**SUPPLIED MATERIAL**:

--- START ---

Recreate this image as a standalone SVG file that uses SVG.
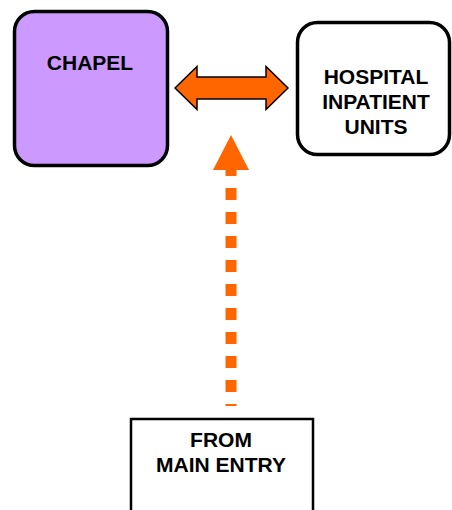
<svg xmlns="http://www.w3.org/2000/svg" width="452" height="510" viewBox="0 0 452 510">
  <style>
    .box { stroke: #000; stroke-width: 3.5; }
    .label { font-family: "Liberation Sans", Arial, sans-serif; font-weight: bold; font-size: 21px; fill: #000; text-anchor: middle; }
    .orange { fill: #FF6600; }
  </style>
  <rect width="452" height="510" fill="#fff"/>

  <g id="chapel">
    <rect class="box" x="14.5" y="11.5" width="153" height="154" rx="20" fill="#CC99FF"/>
    <text class="label" x="90" y="70">CHAPEL</text>
  </g>

  <g id="inpatient-units">
    <rect class="box" x="297.5" y="22.5" width="152" height="132" rx="20" fill="#fff"/>
    <text class="label" x="376" y="84">HOSPITAL</text>
    <text class="label" x="376" y="109">INPATIENT</text>
    <text class="label" x="376" y="134">UNITS</text>
  </g>

  <g id="main-entry">
    <rect x="131" y="419" width="182" height="100" fill="#fff" stroke="#000" stroke-width="2.5"/>
    <text class="label" x="221" y="447">FROM</text>
    <text class="label" x="221" y="472">MAIN ENTRY</text>
  </g>

  <g id="connectors">
    <!-- two-way link between chapel and inpatient units -->
    <path class="orange" stroke="#000" stroke-width="1.5" stroke-linejoin="miter"
          d="M175,88 L197,66.5 L197,77 L266,77 L266,66.5 L288,88 L266,109.5 L266,99 L197,99 L197,109.5 Z"/>
    <!-- dotted route up from the main entry -->
    <line x1="231" y1="170" x2="231" y2="406" stroke="#FF6600" stroke-width="11" stroke-dasharray="12 12" stroke-dashoffset="6"/>
    <polygon class="orange" points="231,135 249,170 213,170"/>
  </g>
</svg>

--- END ---

**YOUR GOAL**:
Except for the pictures, reproduce every line exactly.

**RESULT OF THE TASK**:
Recreate this image as a standalone SVG file that uses SVG.
<svg xmlns="http://www.w3.org/2000/svg" width="452" height="510" viewBox="0 0 452 510">
  <style>
    .box { stroke: #000; stroke-width: 3.5; }
    .label { font-family: "Liberation Sans", Arial, sans-serif; font-weight: bold; font-size: 21px; fill: #000; text-anchor: middle; }
    .orange { fill: #FF6600; }
  </style>
  <rect width="452" height="510" fill="#fff"/>

  <g id="chapel">
    <rect class="box" x="14.5" y="11.5" width="153" height="154" rx="20" fill="#CC99FF"/>
    <text class="label" x="90" y="70">CHAPEL</text>
  </g>

  <g id="inpatient-units">
    <rect class="box" x="297.5" y="22.5" width="152" height="132" rx="20" fill="#fff"/>
    <text class="label" x="376" y="84">HOSPITAL</text>
    <text class="label" x="376" y="109">INPATIENT</text>
    <text class="label" x="376" y="134">UNITS</text>
  </g>

  <g id="main-entry">
    <rect x="131" y="419" width="182" height="100" fill="#fff" stroke="#000" stroke-width="2.5"/>
    <text class="label" x="221" y="447">FROM</text>
    <text class="label" x="221" y="472">MAIN ENTRY</text>
  </g>

  <g id="connectors">
    <!-- two-way link between chapel and inpatient units -->
    <path class="orange" stroke="#000" stroke-width="1.5" stroke-linejoin="miter"
          d="M175,88 L197,66.5 L197,77 L266,77 L266,66.5 L288,88 L266,109.5 L266,99 L197,99 L197,109.5 Z"/>
    <!-- dotted route up from the main entry -->
    <line x1="231" y1="170" x2="231" y2="406" stroke="#FF6600" stroke-width="11" stroke-dasharray="12 12" stroke-dashoffset="6"/>
    <polygon class="orange" points="231,135 249,170 213,170"/>
  </g>
</svg>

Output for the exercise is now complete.